● **SOURCE DATA**

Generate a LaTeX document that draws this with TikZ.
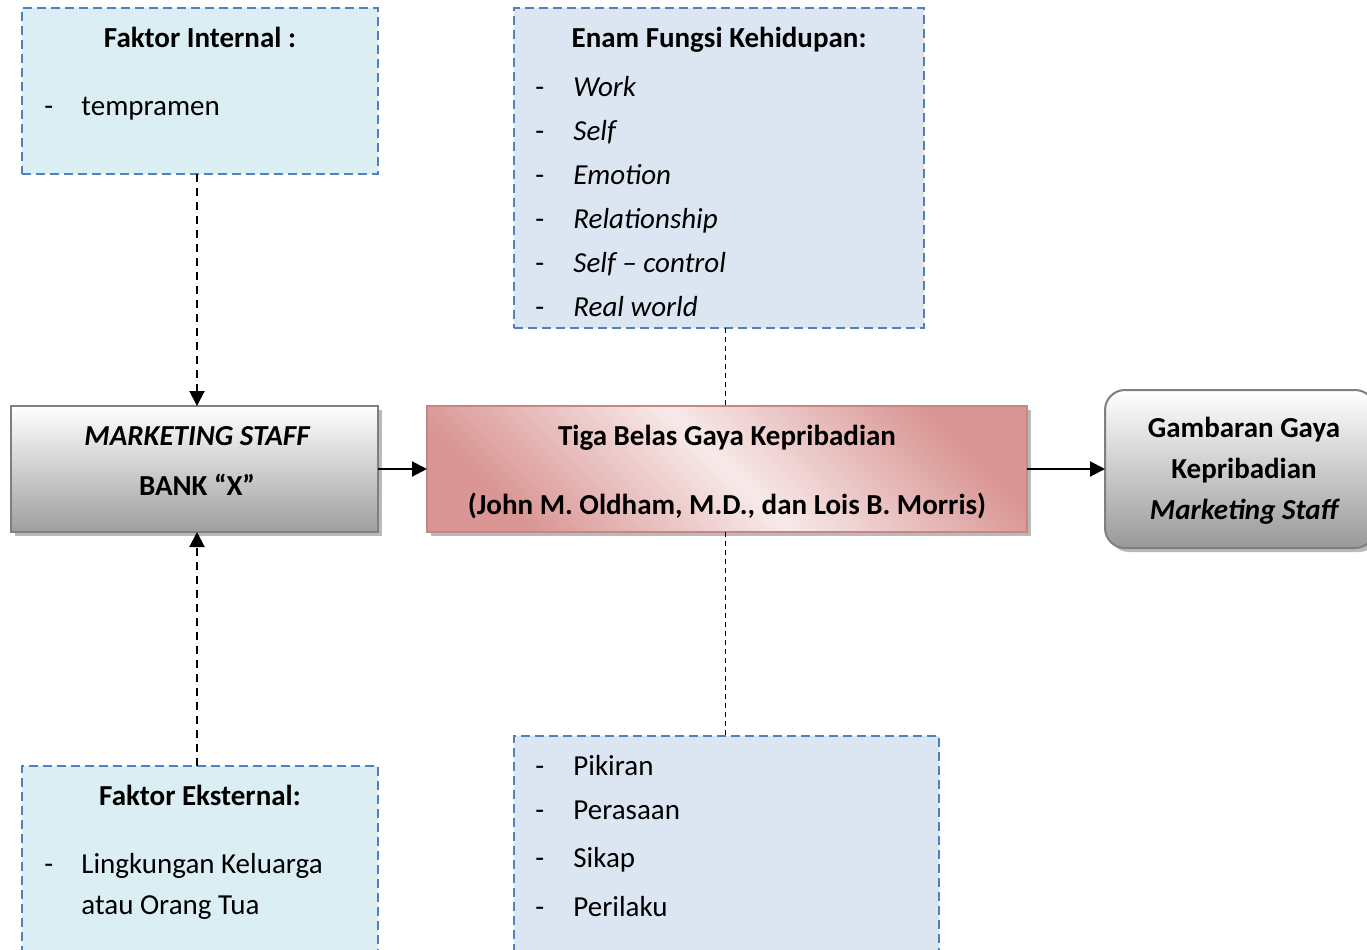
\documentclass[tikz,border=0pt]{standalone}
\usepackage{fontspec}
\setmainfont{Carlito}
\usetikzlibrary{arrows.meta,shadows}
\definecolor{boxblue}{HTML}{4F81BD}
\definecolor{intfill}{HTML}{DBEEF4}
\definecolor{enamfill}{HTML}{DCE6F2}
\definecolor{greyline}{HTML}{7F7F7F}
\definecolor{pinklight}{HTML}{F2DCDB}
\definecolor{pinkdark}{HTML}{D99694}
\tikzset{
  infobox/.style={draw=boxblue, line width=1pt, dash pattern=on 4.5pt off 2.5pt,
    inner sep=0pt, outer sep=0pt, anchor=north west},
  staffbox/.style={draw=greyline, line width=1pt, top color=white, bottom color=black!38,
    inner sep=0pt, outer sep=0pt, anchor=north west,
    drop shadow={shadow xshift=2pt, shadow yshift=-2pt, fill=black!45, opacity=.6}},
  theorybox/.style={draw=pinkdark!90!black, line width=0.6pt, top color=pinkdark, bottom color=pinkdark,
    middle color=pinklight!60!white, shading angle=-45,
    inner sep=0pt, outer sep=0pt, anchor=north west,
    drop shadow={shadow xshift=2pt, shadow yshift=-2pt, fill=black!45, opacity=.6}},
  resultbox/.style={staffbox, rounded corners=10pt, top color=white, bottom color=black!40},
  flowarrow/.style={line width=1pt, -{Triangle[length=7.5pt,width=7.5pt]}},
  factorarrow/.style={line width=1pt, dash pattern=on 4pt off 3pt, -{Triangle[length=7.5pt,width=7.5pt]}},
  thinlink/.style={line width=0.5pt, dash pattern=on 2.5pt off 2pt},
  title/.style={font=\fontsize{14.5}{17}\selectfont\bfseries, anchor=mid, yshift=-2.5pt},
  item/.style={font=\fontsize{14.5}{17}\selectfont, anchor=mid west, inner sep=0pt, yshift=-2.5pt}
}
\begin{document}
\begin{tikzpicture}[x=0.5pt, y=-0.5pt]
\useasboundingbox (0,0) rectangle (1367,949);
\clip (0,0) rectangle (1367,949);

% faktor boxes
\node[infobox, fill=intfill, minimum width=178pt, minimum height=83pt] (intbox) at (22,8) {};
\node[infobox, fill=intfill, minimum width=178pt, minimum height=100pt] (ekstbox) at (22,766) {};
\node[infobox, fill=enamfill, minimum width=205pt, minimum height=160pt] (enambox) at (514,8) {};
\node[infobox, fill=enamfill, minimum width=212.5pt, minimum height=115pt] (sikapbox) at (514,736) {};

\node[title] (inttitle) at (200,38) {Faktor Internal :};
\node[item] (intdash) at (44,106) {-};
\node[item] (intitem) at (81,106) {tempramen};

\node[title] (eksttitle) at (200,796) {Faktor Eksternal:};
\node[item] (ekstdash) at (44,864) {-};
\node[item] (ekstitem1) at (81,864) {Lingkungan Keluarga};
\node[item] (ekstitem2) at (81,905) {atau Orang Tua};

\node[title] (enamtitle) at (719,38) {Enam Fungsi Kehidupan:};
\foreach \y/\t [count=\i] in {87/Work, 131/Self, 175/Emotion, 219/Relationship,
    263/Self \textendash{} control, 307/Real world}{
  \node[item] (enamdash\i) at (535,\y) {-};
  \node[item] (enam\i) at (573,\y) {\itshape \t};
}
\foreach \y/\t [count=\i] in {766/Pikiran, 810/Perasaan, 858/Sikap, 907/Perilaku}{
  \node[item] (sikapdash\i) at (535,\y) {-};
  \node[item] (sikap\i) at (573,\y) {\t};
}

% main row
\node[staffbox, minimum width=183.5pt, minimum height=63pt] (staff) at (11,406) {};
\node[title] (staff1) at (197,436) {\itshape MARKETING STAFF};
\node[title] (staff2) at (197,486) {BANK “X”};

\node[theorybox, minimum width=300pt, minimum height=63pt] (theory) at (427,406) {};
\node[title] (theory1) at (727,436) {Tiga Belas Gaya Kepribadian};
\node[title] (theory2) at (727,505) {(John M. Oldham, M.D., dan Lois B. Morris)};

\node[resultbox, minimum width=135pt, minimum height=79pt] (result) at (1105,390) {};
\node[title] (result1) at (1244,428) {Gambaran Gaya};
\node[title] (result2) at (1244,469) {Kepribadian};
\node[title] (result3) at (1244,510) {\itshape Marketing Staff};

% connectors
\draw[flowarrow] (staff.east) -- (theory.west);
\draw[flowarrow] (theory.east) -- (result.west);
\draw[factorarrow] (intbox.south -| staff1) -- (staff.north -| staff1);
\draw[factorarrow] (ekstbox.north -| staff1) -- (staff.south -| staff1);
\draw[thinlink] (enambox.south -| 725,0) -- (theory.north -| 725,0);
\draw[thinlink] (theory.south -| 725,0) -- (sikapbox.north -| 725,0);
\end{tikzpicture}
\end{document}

● **TASK DESCRIPTION**
Write out each line of the data exactly; the images should be left out.

● **SOLVED PROBLEM**
Generate a LaTeX document that draws this with TikZ.
\documentclass[tikz,border=0pt]{standalone}
\usepackage{fontspec}
\setmainfont{Carlito}
\usetikzlibrary{arrows.meta,shadows}
\definecolor{boxblue}{HTML}{4F81BD}
\definecolor{intfill}{HTML}{DBEEF4}
\definecolor{enamfill}{HTML}{DCE6F2}
\definecolor{greyline}{HTML}{7F7F7F}
\definecolor{pinklight}{HTML}{F2DCDB}
\definecolor{pinkdark}{HTML}{D99694}
\tikzset{
  infobox/.style={draw=boxblue, line width=1pt, dash pattern=on 4.5pt off 2.5pt,
    inner sep=0pt, outer sep=0pt, anchor=north west},
  staffbox/.style={draw=greyline, line width=1pt, top color=white, bottom color=black!38,
    inner sep=0pt, outer sep=0pt, anchor=north west,
    drop shadow={shadow xshift=2pt, shadow yshift=-2pt, fill=black!45, opacity=.6}},
  theorybox/.style={draw=pinkdark!90!black, line width=0.6pt, top color=pinkdark, bottom color=pinkdark,
    middle color=pinklight!60!white, shading angle=-45,
    inner sep=0pt, outer sep=0pt, anchor=north west,
    drop shadow={shadow xshift=2pt, shadow yshift=-2pt, fill=black!45, opacity=.6}},
  resultbox/.style={staffbox, rounded corners=10pt, top color=white, bottom color=black!40},
  flowarrow/.style={line width=1pt, -{Triangle[length=7.5pt,width=7.5pt]}},
  factorarrow/.style={line width=1pt, dash pattern=on 4pt off 3pt, -{Triangle[length=7.5pt,width=7.5pt]}},
  thinlink/.style={line width=0.5pt, dash pattern=on 2.5pt off 2pt},
  title/.style={font=\fontsize{14.5}{17}\selectfont\bfseries, anchor=mid, yshift=-2.5pt},
  item/.style={font=\fontsize{14.5}{17}\selectfont, anchor=mid west, inner sep=0pt, yshift=-2.5pt}
}
\begin{document}
\begin{tikzpicture}[x=0.5pt, y=-0.5pt]
\useasboundingbox (0,0) rectangle (1367,949);
\clip (0,0) rectangle (1367,949);

% faktor boxes
\node[infobox, fill=intfill, minimum width=178pt, minimum height=83pt] (intbox) at (22,8) {};
\node[infobox, fill=intfill, minimum width=178pt, minimum height=100pt] (ekstbox) at (22,766) {};
\node[infobox, fill=enamfill, minimum width=205pt, minimum height=160pt] (enambox) at (514,8) {};
\node[infobox, fill=enamfill, minimum width=212.5pt, minimum height=115pt] (sikapbox) at (514,736) {};

\node[title] (inttitle) at (200,38) {Faktor Internal :};
\node[item] (intdash) at (44,106) {-};
\node[item] (intitem) at (81,106) {tempramen};

\node[title] (eksttitle) at (200,796) {Faktor Eksternal:};
\node[item] (ekstdash) at (44,864) {-};
\node[item] (ekstitem1) at (81,864) {Lingkungan Keluarga};
\node[item] (ekstitem2) at (81,905) {atau Orang Tua};

\node[title] (enamtitle) at (719,38) {Enam Fungsi Kehidupan:};
\foreach \y/\t [count=\i] in {87/Work, 131/Self, 175/Emotion, 219/Relationship,
    263/Self \textendash{} control, 307/Real world}{
  \node[item] (enamdash\i) at (535,\y) {-};
  \node[item] (enam\i) at (573,\y) {\itshape \t};
}
\foreach \y/\t [count=\i] in {766/Pikiran, 810/Perasaan, 858/Sikap, 907/Perilaku}{
  \node[item] (sikapdash\i) at (535,\y) {-};
  \node[item] (sikap\i) at (573,\y) {\t};
}

% main row
\node[staffbox, minimum width=183.5pt, minimum height=63pt] (staff) at (11,406) {};
\node[title] (staff1) at (197,436) {\itshape MARKETING STAFF};
\node[title] (staff2) at (197,486) {BANK “X”};

\node[theorybox, minimum width=300pt, minimum height=63pt] (theory) at (427,406) {};
\node[title] (theory1) at (727,436) {Tiga Belas Gaya Kepribadian};
\node[title] (theory2) at (727,505) {(John M. Oldham, M.D., dan Lois B. Morris)};

\node[resultbox, minimum width=135pt, minimum height=79pt] (result) at (1105,390) {};
\node[title] (result1) at (1244,428) {Gambaran Gaya};
\node[title] (result2) at (1244,469) {Kepribadian};
\node[title] (result3) at (1244,510) {\itshape Marketing Staff};

% connectors
\draw[flowarrow] (staff.east) -- (theory.west);
\draw[flowarrow] (theory.east) -- (result.west);
\draw[factorarrow] (intbox.south -| staff1) -- (staff.north -| staff1);
\draw[factorarrow] (ekstbox.north -| staff1) -- (staff.south -| staff1);
\draw[thinlink] (enambox.south -| 725,0) -- (theory.north -| 725,0);
\draw[thinlink] (theory.south -| 725,0) -- (sikapbox.north -| 725,0);
\end{tikzpicture}
\end{document}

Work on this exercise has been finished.